It’s Just a Joke Man!

By Lucas

During my last month of school, I conducted a study. In this study, I numbered how many times a “crude” or “disrespectful” joke was said. Over the course of thirteen days, I heard 40 of these “jokes”. Of these jokes, nineteen were about disabilities, such as Autism and Mental Retardation; three were about mental disorders, such as depression and anxiety; ten were about suicide; thirteen were about rape. These listed are not the only “crude” or “disrespectful” jokes I witnessed, there were also jokes about the LGBT+ community and different races. Most of these jokes, an estimated 75%, were said by teenage boys. All of these jokes, no matter who said them, were either laughed at or ignored. I have spent hours trying to elaborate on this issue, but, with no other facts besides the ones I have found myself, it feels hopeless. So, instead of facts and information, let’s take a journey into the heart.

The disability jokes, “you’re such a retard” or “are you autistic?”, were dropped on the daily. Given that I conducted a thirteen-day study and I observed nineteen of these jokes, I heard approximately one joke referring to disability a day. There are people that are low on the spectrum — the autistic spectrum — that are in “regular” classes. There is approximately one autistic child for every 59 children. That means that, in your average classroom, there is a 1.7% chance that a child with autism is in your class. If you were a child with autism and someone made an autistic joke, how would you feel? For me, personally, I would be offended to have my disability treated as though it were not something that is very serious.
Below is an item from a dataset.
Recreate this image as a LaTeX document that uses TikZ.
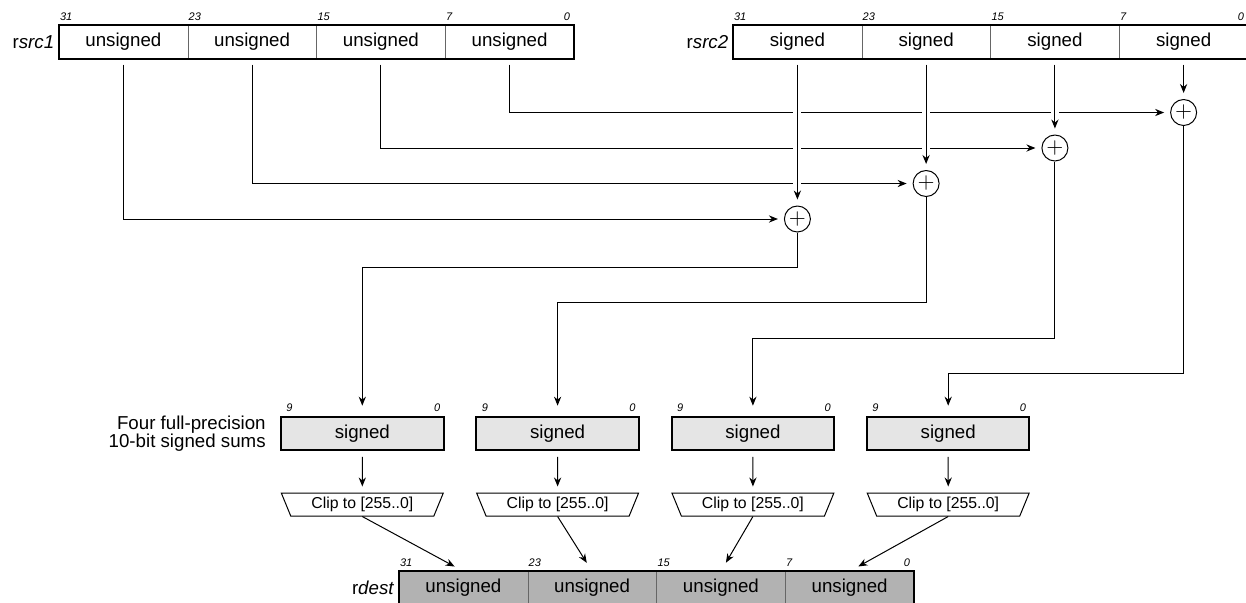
\documentclass[tikz,border=0pt]{standalone}
\usepackage{fontspec}
\setmainfont{Liberation Sans}
\usepackage{tikz}
\usetikzlibrary{arrows.meta, positioning, shapes.geometric}
\definecolor{SumGray}{gray}{0.9}
\definecolor{DestGray}{gray}{0.7}
\definecolor{DivGray}{gray}{0.4}

\tikzset{
  seg/.style={minimum width=64.375pt, minimum height=16.3pt, inner sep=0pt, font=\fontsize{9.35}{11}\selectfont},
  regframe/.style={line width=1pt},
  divider/.style={DivGray, line width=0.5pt},
  bitlbl/.style={inner sep=0pt, font=\fontsize{5.5}{6}\selectfont\itshape},
  reglbl/.style={inner sep=0pt, font=\fontsize{9.35}{11}\selectfont},
  wire/.style={line width=0.5pt},
  crossing/.style={preaction={draw=white, line width=4pt, arrows=-}},
  adder/.style={circle, draw, line width=0.5pt, minimum size=13pt, inner sep=0pt, font=\fontsize{10.5}{11}\selectfont},
  sumbox/.style={draw, line width=1pt, fill=SumGray, minimum width=81.25pt, minimum height=16.65pt, inner sep=0pt, font=\fontsize{9.35}{11}\selectfont},
  clipbox/.style={trapezium, draw, line width=0.5pt, shape border rotate=180, trapezium angle=65.5, trapezium stretches=true, minimum width=81.25pt, minimum height=11.5pt, inner sep=0pt, font=\fontsize{7.9}{9}\selectfont}
}

\begin{document}
\begin{tikzpicture}[x=0.5pt, y=-0.5pt, >={Stealth[length=4.5pt, width=3.6pt]}]
        \useasboundingbox (0,0) rectangle (1246,602);

        % Source register rsrc1
        \node[seg] (s1a) at (123.4,42) {unsigned};
        \node[seg] (s1b) at (252.1,42) {unsigned};
        \node[seg] (s1c) at (380.9,42) {unsigned};
        \node[seg] (s1d) at (509.6,42) {unsigned};
        \draw[divider] (s1a.north east) -- (s1a.south east) (s1b.north east) -- (s1b.south east) (s1c.north east) -- (s1c.south east);
        \draw[regframe] (s1a.north west) rectangle (s1d.south east);
        \node[reglbl, left=2pt of s1a] (n1) {r\textit{src1}};
        \node[bitlbl, anchor=south west] (b1a) at ([xshift=0.5pt, yshift=2pt]s1a.north west) {31};
        \node[bitlbl, anchor=south west] (b1b) at ([xshift=0.5pt, yshift=2pt]s1b.north west) {23};
        \node[bitlbl, anchor=south west] (b1c) at ([xshift=0.5pt, yshift=2pt]s1c.north west) {15};
        \node[bitlbl, anchor=south west] (b1d) at ([xshift=0.5pt, yshift=2pt]s1d.north west) {7};
        \node[bitlbl, anchor=south east] (b1e) at ([xshift=-2pt, yshift=2pt]s1d.north east) {0};

        % Source register rsrc2
        \node[seg] (s2a) at (797.4,42) {signed};
        \node[seg] (s2b) at (926.1,42) {signed};
        \node[seg] (s2c) at (1054.9,42) {signed};
        \node[seg] (s2d) at (1183.6,42) {signed};
        \draw[divider] (s2a.north east) -- (s2a.south east) (s2b.north east) -- (s2b.south east) (s2c.north east) -- (s2c.south east);
        \draw[regframe] (s2a.north west) rectangle (s2d.south east);
        \node[reglbl, left=2pt of s2a] (n2) {r\textit{src2}};
        \node[bitlbl, anchor=south west] (b2a) at ([xshift=0.5pt, yshift=2pt]s2a.north west) {31};
        \node[bitlbl, anchor=south west] (b2b) at ([xshift=0.5pt, yshift=2pt]s2b.north west) {23};
        \node[bitlbl, anchor=south west] (b2c) at ([xshift=0.5pt, yshift=2pt]s2c.north west) {15};
        \node[bitlbl, anchor=south west] (b2d) at ([xshift=0.5pt, yshift=2pt]s2d.north west) {7};
        \node[bitlbl, anchor=south east] (b2e) at ([xshift=-2pt, yshift=2pt]s2d.north east) {0};

        % Adders
        \node[adder] (add1) at (1183.6,112.5) {$+$};
        \node[adder] (add2) at (1054.9,148) {$+$};
        \node[adder] (add3) at (926.1,183.5) {$+$};
        \node[adder] (add4) at (797.4,219) {$+$};

        % rsrc1 bytes into the adders
        \draw[wire, ->, shorten <=3pt, shorten >=3pt] (s1d) |- (add1);
        \draw[wire, ->, shorten <=3pt, shorten >=3pt] (s1c) |- (add2);
        \draw[wire, ->, shorten <=3pt, shorten >=3pt] (s1b) |- (add3);
        \draw[wire, ->, shorten <=3pt, shorten >=3pt] (s1a) |- (add4);

        % rsrc2 bytes into the adders
        \draw[wire, ->, shorten <=3pt, shorten >=3pt] (s2d) -- (add1);
        \draw[wire, crossing, ->, shorten <=3pt, shorten >=3pt] (s2c) -- (add2);
        \draw[wire, crossing, ->, shorten <=3pt, shorten >=3pt] (s2b) -- (add3);
        \draw[wire, crossing, ->, shorten <=3pt, shorten >=3pt] (s2a) -- (add4);

        % 10-bit sums
        \node[sumbox] (sum1) at (362.3,433.3) {signed};
        \node[sumbox] (sum2) at (557.6,433.3) {signed};
        \node[sumbox] (sum3) at (752.9,433.3) {signed};
        \node[sumbox] (sum4) at (948.2,433.3) {signed};
        \foreach \s in {sum1, sum2, sum3, sum4} {
            \node[bitlbl, anchor=south west] (\s-hi) at ([xshift=3pt, yshift=2pt]\s.north west) {9};
            \node[bitlbl, anchor=south east] (\s-lo) at ([xshift=-2pt, yshift=2pt]\s.north east) {0};
        }
        \node[reglbl, left=7pt of sum1, align=right, font=\fontsize{9.35}{9}\selectfont] (note) {Four full-precision\\10-bit signed sums};

        % Adder outputs to the sums
        \draw[wire, ->, shorten >=5pt] (add4) -- ++(0,48) -| (sum1);
        \draw[wire, ->, shorten >=5pt] (add3) -- ++(0,119) -| (sum2);
        \draw[wire, ->, shorten >=5pt] (add2) -- ++(0,190) -| (sum3);
        \draw[wire, ->, shorten >=5pt] (add1) -- ++(0,261) -| (sum4);

        % Clipping
        \node[clipbox] (clip1) at (362.3,504.5) {Clip to [255..0]};
        \node[clipbox] (clip2) at (557.6,504.5) {Clip to [255..0]};
        \node[clipbox] (clip3) at (752.9,504.5) {Clip to [255..0]};
        \node[clipbox] (clip4) at (948.2,504.5) {Clip to [255..0]};
        \draw[wire, ->, shorten <=3pt, shorten >=3pt] (sum1) -- (clip1);
        \draw[wire, ->, shorten <=3pt, shorten >=3pt] (sum2) -- (clip2);
        \draw[wire, ->, shorten <=3pt, shorten >=3pt] (sum3) -- (clip3);
        \draw[wire, ->, shorten <=3pt, shorten >=3pt] (sum4) -- (clip4);

        % Destination register rdest
        \node[seg, fill=DestGray] (d1) at (463.4,588) {unsigned};
        \node[seg, fill=DestGray] (d2) at (592.1,588) {unsigned};
        \node[seg, fill=DestGray] (d3) at (720.9,588) {unsigned};
        \node[seg, fill=DestGray] (d4) at (849.6,588) {unsigned};
        \draw[divider] (d1.north east) -- (d1.south east) (d2.north east) -- (d2.south east) (d3.north east) -- (d3.south east);
        \draw[regframe] (d1.north west) rectangle (d4.south east);
        \node[reglbl, left=2pt of d1] (n3) {r\textit{dest}};
        \node[bitlbl, anchor=south west] (b3a) at ([xshift=0.5pt, yshift=2pt]d1.north west) {31};
        \node[bitlbl, anchor=south west] (b3b) at ([xshift=0.5pt, yshift=2pt]d2.north west) {23};
        \node[bitlbl, anchor=south west] (b3c) at ([xshift=0.5pt, yshift=2pt]d3.north west) {15};
        \node[bitlbl, anchor=south west] (b3d) at ([xshift=0.5pt, yshift=2pt]d4.north west) {7};
        \node[bitlbl, anchor=south east] (b3e) at ([xshift=-2pt, yshift=2pt]d4.north east) {0};

        % Clipped bytes into rdest
        \draw[wire, ->, shorten >=5pt] (clip1.south) -- (d1.north);
        \draw[wire, ->, shorten >=5pt] (clip2.south) -- (d2.north);
        \draw[wire, ->, shorten >=5pt] (clip3.south) -- (d3.north);
        \draw[wire, ->, shorten >=5pt] (clip4.south) -- (d4.north);
    \end{tikzpicture}
\end{document}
Making a joke about disabilities is similar to making jokes about diseases. Although they are not as common, jokes about cancer are still said. As a person who knows people who have had cancer, it makes me angry for someone to compare a simple mistake or whatever to a serious illness that is killing people.

The rape jokes, “it isn’t rape if you like it” or “I’m gonna rape you”, were nearly as common as the disability jokes. I heard approximately one joke about rape a day. It boggles my mind to see students, predominately male students, make jokes about such matters. People ages 12–24 are the most likely to be sexually assaulted. One in every six women is sexually assaulted. This means that any one of your female classmates has a 16.6% chance of having already been sexually assaulted or being sexually assaulted in the future.

Men are also at risks of being sexually assaulted, though it is less common. People that are transgender are the most common to be sexually assaulted. In every school there are students who are transgender or students that relate to gender dysphoria. How would you feel if you were sexually assaulted and you heard people joking about it? I would feel uncomfortable being around these students, seeing as they, probably, do not see rape as a serious issue. I truly do not understand why someone would make this kind of joke. I don’t even know what to think.

The suicide jokes, “I’m gonna kill myself” or “just kill yourself”, are the next most common jokes. Around 17.7% of high school students have reported considering suicide, have attempted suicide, or have attempted suicide and needed medical assistance. Even one of my gym coaches admitted to having suicidal thoughts. People don’t realize how these “jokes” can affect their fellow students. By saying one of these “jokes”, it could be the last straw for someone considering suicide. Why would you risk someone’s life for a few laughs? That’s just, it’s not cool, man.

The mental disorder jokes, “this gives me depression” or “haha look I’m schizophrenic”, are the least common. I used to hear these jokes nearly every day, and I am grateful that they are not said as much. Imagine that you are someone dealing with anxiety or depression or any other mental disorder. If someone joked about something you are going through, how would that make you feel? I have to admit, even I have made these jokes. Once I realized how serious they were, I stopped telling them. I do not wish to make anyone around me feel uncomfortable or that they are dealing with a miniscule problem. I don’t want to be that person who makes other people feel worthless. Do you want to be that person? I don’t think you do.

I was not instructed to conduct this study, no adult or authority figure told me to do this. I have heard these jokes for a large portion of my life. Since middle school, I have heard these jokes on a daily basis. These jokes are said in classes, in front of teachers, in front of parents, in front of the principal. These jokes are said in front of so many people, and no one has done anything to try and stop it. We all know how important it is to not bully people or to be kind to others, but we don’t even think about how these jokes could be affecting our fellow students or even our closest friends. So, instead of sitting around and being a bystander, what are you going to do to help stop these “jokes”? During this study, even if it disrupted my observations, I told people how disrespectful those jokes are — giving that I had the courage to do so. I have done my part, and I will continue to do my part. Are you going to do yours?